Despite being perceived as a very different from the majority of American, Mexican Americans are fast to assimilate and integrate into American society. Hence, studies report that one third of second generation and half of third generation Mexicans identify as Americans (Desilver). Further, it was found that second and third generation Mexicans’ opinions about what being an American match the opinions prevalent across the whole society, indicating that they are well integrated into American diverse culture (Schildkraut).

Further, second and third generation Mexican Americans manage to overcome the disparities that exist in education and income levels between Mexican Americans and Whites. Mexican immigrants tend to have low levels of education which leads them undertake low-paying jobs when they arrive to the United States. Yet, their children and grandchildren easily integrate into English-speaking society by attending American schools and being in close contact with peers from different ethnic backgrounds, thus achieving higher socioeconomic standing (Ortiz).

Mexican Americans hold true to their heritage and culture while assimilating to American society.
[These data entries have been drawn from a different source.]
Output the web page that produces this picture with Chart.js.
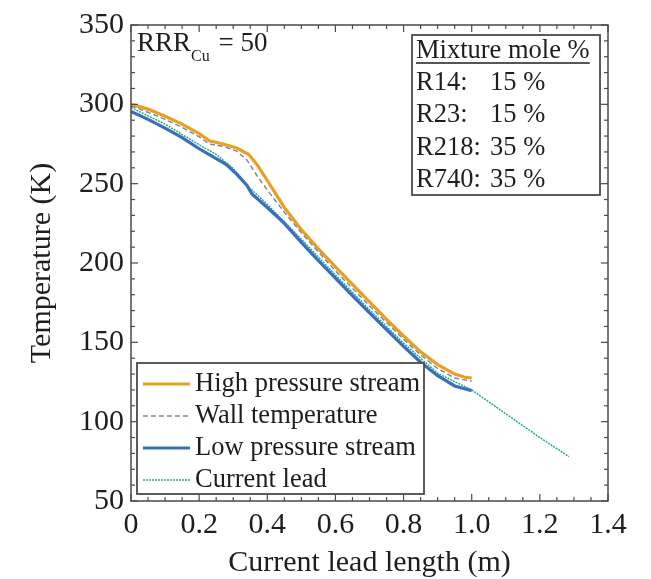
<!DOCTYPE html>
<html>
<head>
<meta charset="utf-8">
<title>Temperature along current lead</title>
<script src="https://cdn.jsdelivr.net/npm/chart.js@4.4.1/dist/chart.umd.min.js"></script>
<style>
    html, body { margin: 0; padding: 0; background: #fff; }
    #wrap { width: 651px; height: 579px; position: relative; }
</style>
</head>
<body>
<div id="wrap"><canvas id="tempChart" width="651" height="579"></canvas></div>
<script>
const SERIF = '"Liberation Serif", "DejaVu Serif", serif';

// High pressure stream
const hpLength = [0, 0.05, 0.1, 0.15, 0.2, 0.23, 0.27, 0.31, 0.345, 0.37, 0.4, 0.45, 0.5, 0.55, 0.6, 0.65, 0.7, 0.75, 0.8, 0.85, 0.9, 0.95, 0.98, 1.0];
const hpTemp   = [300, 297, 292.5, 287.5, 281.5, 277, 275, 272.5, 268.5, 262, 252, 235, 221, 209, 197.5, 186.5, 175.5, 164.5, 154, 144, 136, 130, 128, 127.5];

// Wall temperature
const wallLength = [0, 0.05, 0.1, 0.15, 0.2, 0.23, 0.27, 0.31, 0.34, 0.37, 0.4, 0.45, 0.5, 0.55, 0.6, 0.65, 0.7, 0.75, 0.8, 0.85, 0.9, 0.95, 1.0];
const wallTemp   = [299, 295, 290.5, 285.5, 279.5, 275, 273.5, 270.5, 265, 255, 246, 232, 219, 207, 195, 184, 173, 162.5, 152, 142, 133.5, 127.5, 125.5];

// Low pressure stream
const lpLength = [0, 0.05, 0.1, 0.15, 0.2, 0.24, 0.28, 0.31, 0.34, 0.355, 0.4, 0.45, 0.5, 0.55, 0.6, 0.65, 0.7, 0.75, 0.8, 0.85, 0.9, 0.95, 1.0];
const lpTemp   = [295.5, 290.5, 285, 279, 272, 267, 262, 256, 249, 243.5, 235, 225, 213, 201.5, 190.5, 179.5, 168.5, 158, 147.5, 137.5, 129, 122.5, 119.5];

// Current lead
const leadLength = [0, 0.1, 0.2, 0.25, 0.3, 0.35, 0.4, 0.5, 0.6, 0.7, 0.8, 0.9, 1.0, 1.1, 1.2, 1.285];
const leadTemp   = [298, 287.5, 274.5, 268.5, 259.5, 247, 237, 215, 192.5, 170.5, 149.5, 130.5, 120, 105, 90, 78];

const xTicks = [0, 0.2, 0.4, 0.6, 0.8, 1.0, 1.2, 1.4];
const yTicks = [50, 100, 150, 200, 250, 300, 350];
const xMinorStep = 0.05;
const yMinorStep = 10;

const seriesLabels = ['High pressure stream', 'Wall temperature', 'Low pressure stream', 'Current lead'];
const mixtureTitle = 'Mixture mole %';
const mixtureNames = ['R14:', 'R23:', 'R218:', 'R740:'];
const mixtureShares = ['15 %', '15 %', '35 %', '35 %'];

const COLORS = { high: '#e8a024', wall: '#858585', low: '#3a6fbd', lead: '#2aa68c', frame: '#4a4a4a', text: '#1e1e1e' };
const BOX_FONT = '26.5px ' + SERIF;

const toPoints = (xs, ys) => xs.map((x, i) => ({ x, y: ys[i] }));

const lineDefaults = { showLine: true, pointRadius: 0, pointHoverRadius: 0, fill: false, tension: 0 };

// frame on all four sides, inward major/minor ticks, legend + annotation boxes
const decorations = {
    id: 'decorations',
    afterDraw(chart) {
        const { ctx, chartArea: a, scales: { x, y } } = chart;
        ctx.save();
        ctx.strokeStyle = COLORS.frame;
        ctx.lineWidth = 1.5;
        ctx.strokeRect(a.left, a.top, a.right - a.left, a.bottom - a.top);

        const tick = (x1, y1, x2, y2) => { ctx.beginPath(); ctx.moveTo(x1, y1); ctx.lineTo(x2, y2); ctx.stroke(); };
        ctx.lineWidth = 1.2;
        for (let v = 0; v <= 1.4 + 1e-9; v += xMinorStep) {
            const major = xTicks.some(t => Math.abs(t - v) < 1e-6);
            const len = major ? 7 : 4;
            const px = x.getPixelForValue(v);
            tick(px, a.bottom, px, a.bottom - len);
            tick(px, a.top, px, a.top + len);
        }
        for (let v = 50; v <= 350; v += yMinorStep) {
            const major = yTicks.includes(v);
            const len = major ? 7 : 4;
            const py = y.getPixelForValue(v);
            tick(a.left, py, a.left + len, py);
            tick(a.right, py, a.right - len, py);
        }

        ctx.fillStyle = COLORS.text;
        ctx.textBaseline = 'middle';
        ctx.textAlign = 'left';

        // RRR_Cu = 50
        ctx.font = '27px ' + SERIF;
        ctx.fillText('RRR', a.left + 6, a.top + 19);
        const rrrW = ctx.measureText('RRR').width;
        ctx.font = '16px ' + SERIF;
        ctx.fillText('Cu', a.left + 6 + rrrW, a.top + 32);
        const cuW = ctx.measureText('Cu').width;
        ctx.font = '27px ' + SERIF;
        ctx.fillText(' = 50', a.left + 6 + rrrW + cuW + 2, a.top + 19);

        // mixture box
        const mb = { left: 412, top: 35, right: 600, bottom: 195 };
        ctx.fillStyle = '#fff';
        ctx.fillRect(mb.left, mb.top, mb.right - mb.left, mb.bottom - mb.top);
        ctx.strokeStyle = COLORS.frame;
        ctx.lineWidth = 1.8;
        ctx.strokeRect(mb.left, mb.top, mb.right - mb.left, mb.bottom - mb.top);
        ctx.fillStyle = COLORS.text;
        ctx.font = BOX_FONT;
        ctx.fillText(mixtureTitle, mb.left + 4, 51);
        const titleW = ctx.measureText(mixtureTitle).width;
        ctx.lineWidth = 1.5;
        ctx.strokeStyle = COLORS.text;
        tick(mb.left + 4, 63, mb.left + 4 + titleW, 63);
        mixtureNames.forEach((name, i) => {
            const cy = 83 + i * 32.5;
            ctx.fillText(name, mb.left + 4, cy);
            ctx.fillText(mixtureShares[i], 490, cy);
        });

        // series legend box
        const lb = { left: 137, top: 363, right: 424, bottom: 494 };
        ctx.fillStyle = '#fff';
        ctx.fillRect(lb.left, lb.top, lb.right - lb.left, lb.bottom - lb.top);
        ctx.strokeStyle = COLORS.frame;
        ctx.lineWidth = 1.8;
        ctx.strokeRect(lb.left, lb.top, lb.right - lb.left, lb.bottom - lb.top);
        chart.data.datasets.forEach((ds, i) => {
            const cy = 384 + i * 32;
            ctx.save();
            ctx.strokeStyle = ds.borderColor;
            ctx.lineWidth = ds.borderWidth;
            ctx.setLineDash(ds.borderDash || []);
            tick(143, cy, 190, cy);
            ctx.restore();
            ctx.fillStyle = COLORS.text;
            ctx.font = BOX_FONT;
            ctx.fillText(ds.label, 195, cy);
        });
        ctx.restore();
    }
};

new Chart(document.getElementById('tempChart'), {
    type: 'scatter',
    data: {
        datasets: [
            { ...lineDefaults, label: seriesLabels[0], data: toPoints(hpLength, hpTemp), borderColor: COLORS.high, borderWidth: 3.2, order: 3 },
            { ...lineDefaults, label: seriesLabels[1], data: toPoints(wallLength, wallTemp), borderColor: COLORS.wall, borderWidth: 1.4, borderDash: [5, 3], order: 2 },
            { ...lineDefaults, label: seriesLabels[2], data: toPoints(lpLength, lpTemp), borderColor: COLORS.low, borderWidth: 3.2, order: 4 },
            { ...lineDefaults, label: seriesLabels[3], data: toPoints(leadLength, leadTemp), borderColor: COLORS.lead, borderWidth: 1.5, borderDash: [2, 1], order: 5 }
        ]
    },
    options: {
        responsive: false,
        animation: false,
        layout: { padding: { top: 25, right: 43, left: 0, bottom: 0 } },
        plugins: { legend: { display: false }, tooltip: { enabled: false } },
        scales: {
            x: {
                type: 'linear', min: 0, max: 1.4,
                afterBuildTicks: s => { s.ticks = xTicks.map(v => ({ value: v })); },
                afterFit: s => { s.height = 78; },
                ticks: { color: COLORS.text, padding: 6, maxRotation: 0, font: { family: SERIF, size: 30 },
                    callback: v => v === 0 ? '0' : v.toFixed(1) },
                grid: { display: false, drawTicks: false },
                border: { display: false },
                title: { display: true, text: 'Current lead length (m)', color: COLORS.text, font: { family: SERIF, size: 30 }, padding: { top: 0, bottom: -2 } }
            },
            y: {
                type: 'linear', min: 50, max: 350,
                afterBuildTicks: s => { s.ticks = yTicks.map(v => ({ value: v })); },
                afterFit: s => { s.width = 131; },
                ticks: { color: COLORS.text, padding: 7, font: { family: SERIF, size: 30 } },
                grid: { display: false, drawTicks: false },
                border: { display: false },
                title: { display: true, text: 'Temperature (K)', color: COLORS.text, font: { family: SERIF, size: 30 }, padding: { top: 24, bottom: 0 } }
            }
        }
    },
    plugins: [decorations]
});
</script>
</body>
</html>
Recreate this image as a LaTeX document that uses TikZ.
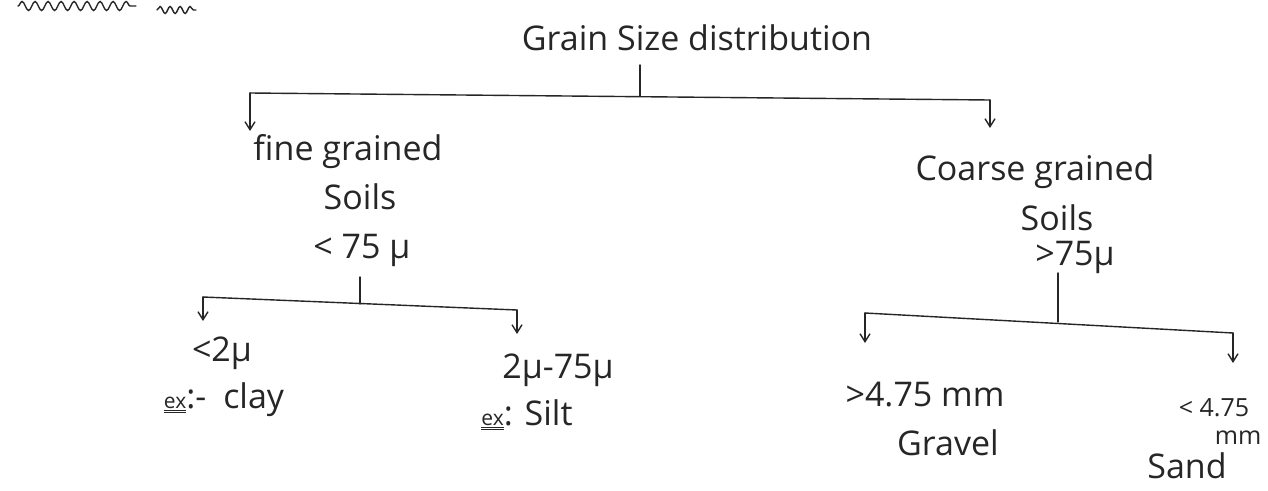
\documentclass[tikz,border=0pt]{standalone}
\usepackage{fontspec}
\setmainfont{Open Sans}
\usepackage{tikz}
\usetikzlibrary{arrows.meta,positioning,decorations.pathmorphing}

\begin{document}
\begin{tikzpicture}[x=1pt,y=-1pt,
  ink/.style={draw=black!85, line width=1.4pt, line cap=round},
  tip/.style={ink, -{Straight Barb[length=8pt,width=10pt]}},
  lbl/.style={font=\fontsize{34}{38}\selectfont, text=black!85, inner sep=0pt},
  small/.style={font=\fontsize{25}{28}\selectfont, text=black!85, inner sep=0pt}]
\useasboundingbox[fill=white] (0,0) rectangle (1268,490);
% wavy underlines left over from the notes above
\draw[ink, decorate, decoration={snake, amplitude=4.5pt, segment length=13pt}] (18,6) -- (136,6);
\draw[ink, decorate, decoration={snake, amplitude=3.5pt, segment length=10pt}] (157,10) -- (196,10);
% top level
\node[lbl] (gsd) at (697,38) {Grain Size distribution};
\node[lbl] (fine) at (348,152) {fine grained};
\node[lbl] (fineSoils) at (360,197) {Soils};
\node[lbl] (fineLt) at (362,250) {< 75 μ};
\node[lbl] (coarse) at (1035,172) {Coarse grained};
\node[lbl] (coarseSoils) at (1057,218) {Soils};
\node[lbl] (coarseGt) at (1075,257) {>75μ};
% fine grained split
\node[lbl] (clayLt) at (222,353) {<2μ};
\node[lbl] (clayEx) at (224,400) {{\fontsize{21}{23}\selectfont\underline{\underline{ex}}}:-\enspace clay};
\node[lbl] (siltLt) at (558,370) {2μ-75μ};
\node[lbl] (siltEx) at (527,415) {{\fontsize{21}{23}\selectfont\underline{\underline{ex}}}: Silt};
% coarse grained split
\node[lbl] (gravelGt) at (925,395) {>4.75 mm};
\node[lbl] (gravel) at (948,443) {Gravel};
\node[small] (sandLt) at (1214,408) {< 4.75};
\node[small] (sandMm) at (1238,438) {mm};
\node[lbl] (sand) at (1187,466) {Sand};
% branch points
\coordinate (t0) at (640,65);   \coordinate (j0) at (640,96);
\coordinate (b0l) at (250,93);  \coordinate (b0r) at (990,100);
\coordinate (a0l) at (250,131); \coordinate (a0r) at (990,128);
\coordinate (t1) at (360,277);  \coordinate (j1) at (360,304);
\coordinate (b1l) at (203,297); \coordinate (b1r) at (517,310);
\coordinate (a1l) at (203,321); \coordinate (a1r) at (517,334);
\coordinate (t2) at (1058,273); \coordinate (j2) at (1058,322);
\coordinate (b2l) at (865,313); \coordinate (b2r) at (1233,333);
\coordinate (a2l) at (865,343); \coordinate (a2r) at (1233,363);
% connectors
\draw[ink] (t0) -- (j0);
\draw[ink] (b0l) -- (b0r);
\draw[tip] (b0l) -- (a0l);
\draw[tip] (b0r) -- (a0r);
\draw[ink] (t1) -- (j1);
\draw[ink] (b1l) -- (b1r);
\draw[tip] (b1l) -- (a1l);
\draw[tip] (b1r) -- (a1r);
\draw[ink] (t2) -- (j2);
\draw[ink] (b2l) -- (b2r);
\draw[tip] (b2l) -- (a2l);
\draw[tip] (b2r) -- (a2r);
\end{tikzpicture}
\end{document}
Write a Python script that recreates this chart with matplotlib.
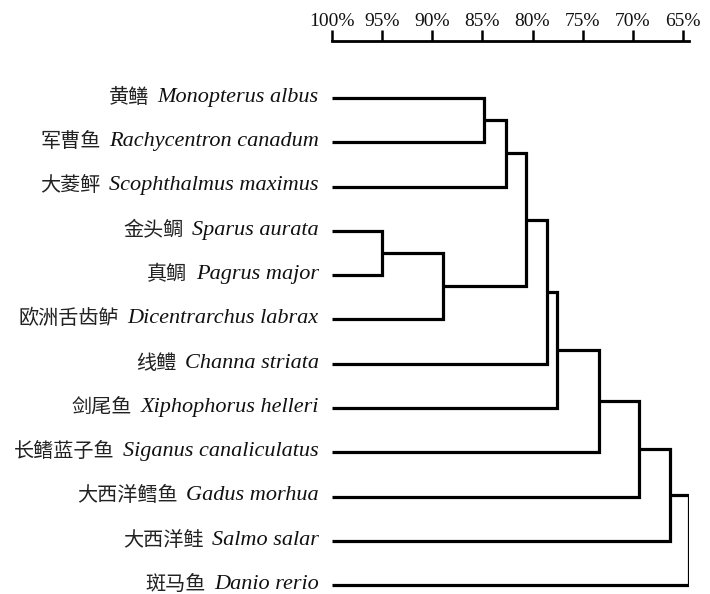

Economic and social integration does not force Mexican Americans to abandon their unique culture and they tend to maintain family values, gender roles, preferences for food and music, typical for this culture. Perhaps the similarity in core beliefs and values leads the majority of Americans of Mexican origin to marry people who also have Mexican heritage(Ortiz), thus, supporting integration in Mexican American community.

Lastly, Mexican American identity, as perhaps any strong identification with some social group, may serve as a positive mediator between a person and the larger context of diverse American society. Namely, it was found to lower the acculturative stress in Mexican American students. This can be explained by the sense of community and belonging identifying as Mexican American provides, that helps young people feel secure while exploring and adopting to the new culture (Iturbide).

All in all, being a Mexican American identity, as perhaps having any other ethnic identity in the United States, is associated with its difficulties and rewards. I find it notable that Mexican Americans are able to integrate into American way of living and hold true to their culture despite practices of stereotyping and racializing that exist in our society. I also think that their being able to preserve cultural identity might be facilitated by the fact that Mexico is not far away which allows for relatively frequent visits and maintenance of family ties.

  • Desilver, Drew. “How Mexicans in the United States see their identity.” Pew Research Center, Accessed 10 September 2017.
  • Iturbide, Maria I., Raffaelli, Marcela, Carlo, Gustavo. “Protective Effects of Ethnic Identity on Mexican American College Students’ Psychological Well-Being.” Hispanic Journal of Behavioral Sciences, vol. 31, no. 4, 2009, 536-552.
  • Ortiz, Vilma, Telles, Edward. “Racial Identity and Racial Treatment of Mexican Americans.” Race and Social Problems, vol. 4, no.1, 2012.
  • Schildkraut, Deborah, J. “Defining American Identity in the Twenty-First Century: How Much “There” is There?” Journal of Politics, vol. 69, no. 3, 2007, 567-615.